Still, Spielberg’s capable of mastering a stunning sequence, and Anything Goes is the rare highlight of the last Indy movie. (Let’s not discuss #4.) When Spielberg’s on his game — in parts, if not in wholes — he makes you love movies.

Agreed about Lincoln. I’ll end up watching the DVD, but I fear it’ll be a Forties hagiography with better production values.

Um, “Anything Goes” is in the second Indiana Jones movie, Noj., not the third.

***polishes geek cred and hopes his constant noodging doesn’t irritate the site gods****

…And Lincoln was actually fascinating, mostly due to his depiction of the legislative process at the time. Not a lot of whitewashing either. Great script by Kushner, too.

@Tommmcatt May Just Have Some MJ In His System As Well, So What?: It is the second. And it’s a real coup as an opening. The rest of it I think is kind of boring. Maybe you liked Sat morning serials as a child but they were sort of over by the time I was 6 or 7, so I have no frame of reference. I imagine for you it must have been like being a boy again. Back in that dim, barely remembered time when Rin Tin Tin was the number one star and no one had ever heard of Streisand.

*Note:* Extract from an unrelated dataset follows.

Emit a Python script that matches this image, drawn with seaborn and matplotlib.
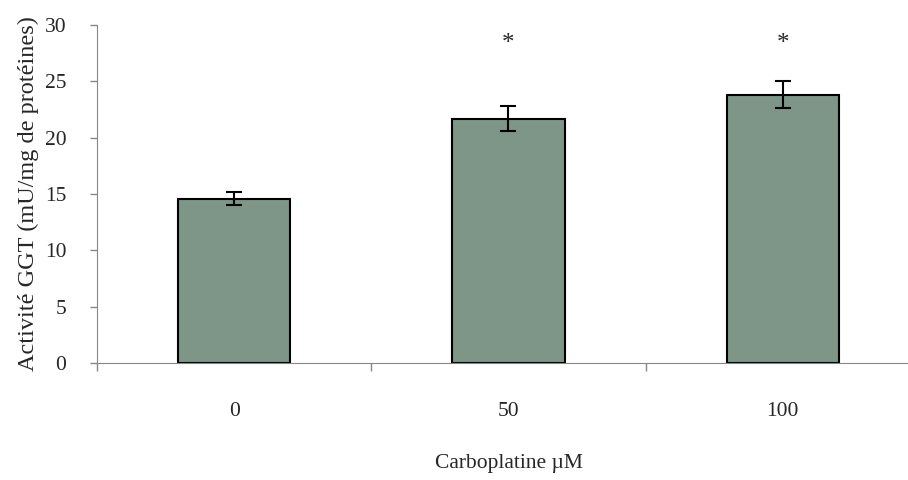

@nojo: 1941 very much needs to be seen on the big screen. It makes me laugh. It goes to pieces but I enjoy a lot of the wreckage. I think that on the whole he’s been very successful in dealing with the immense pressure of being #1.

@mellbell: Okay, fine. One thing.

@Benedick: The serials were long gone by my Sixties childhood. Star Wars and Raiders were deliberate throwbacks to that era, but it was all new to me.

@nojo: I know that, darling. You were like being all ‘ALW OMG!’ I meant Catt, of course.

@nojo: Sean Connery opening the umbrella to scare the birds into the German’s plane is my favorite scene in the third one.

@Benedick: I liked Rin Tin Tin way better than Lassie. Lassie was too sanctimonious for me and as for Timmy, some more time down in the well might have smartened him up so he didn’t need to be saved all the goddam time. And didn’t Sgt. Preston of the Yukon have a dog? Damn if I can remember its name.

@Dodgerblue: That would be Yukon King. I actually remembered that and only Googled to make sure I wasn’t imagining the whole thing. So many neurons wasted on that kind of stuff.

I’ve always liked 1941. If there’s anything high-minded about it I must have missed it. Possibly Ned Beatty’s crazed reaction to having a big gun parked at his house is a good riff on the American love affair with guns, but it also makes me laugh out loud so I let it slide.

@Benedick: Did they have serials back in your day? I mean, you had to have done something for fun once the druid sacrificed some virgins to the sun and you all painted your backsides blue…

@Tommmcatt May Just Have Some MJ In His System As Well, So What?: Druids didn’t so much sacrifice virgins as, you know, if they could find one, smoke a bowl and like share.

@Dave H: I thought the invasion hysteria was very funny.

@Benedick:
darling, high minded? story about Olympics? it was about terrorism and what the hell to do about it! he artfully presents the facts, and leaves the audience with more questions than answers. the big question being, “do we fight terror with terror, or what?”
discuss.
personally? i like the Israeli assassins on motorcycles picking off Iranian nuclear scientists. no fuss, no muss, no collateral damage.

@baked: I think the question is whether Munich was effective as a movie, or just well-intentioned.

I’ll sit that one out. Jim McKay said what needed to be said at the time.

@nojo: The last shot of Munich with the Twin Towers in the background, although ham-handed, has stuck with me.

@baked: I’m not talking about real life. I mean the way the movie makers used the real events to give what is in my opinion a spurious weight to what is otherwise a cops-n-robbers flick, albeit one made with enormous technical skill. I suggest that if the plot makes you say “and then… and then… and then… and then… ” endlessly to describe the action it’s because nothing’s going on.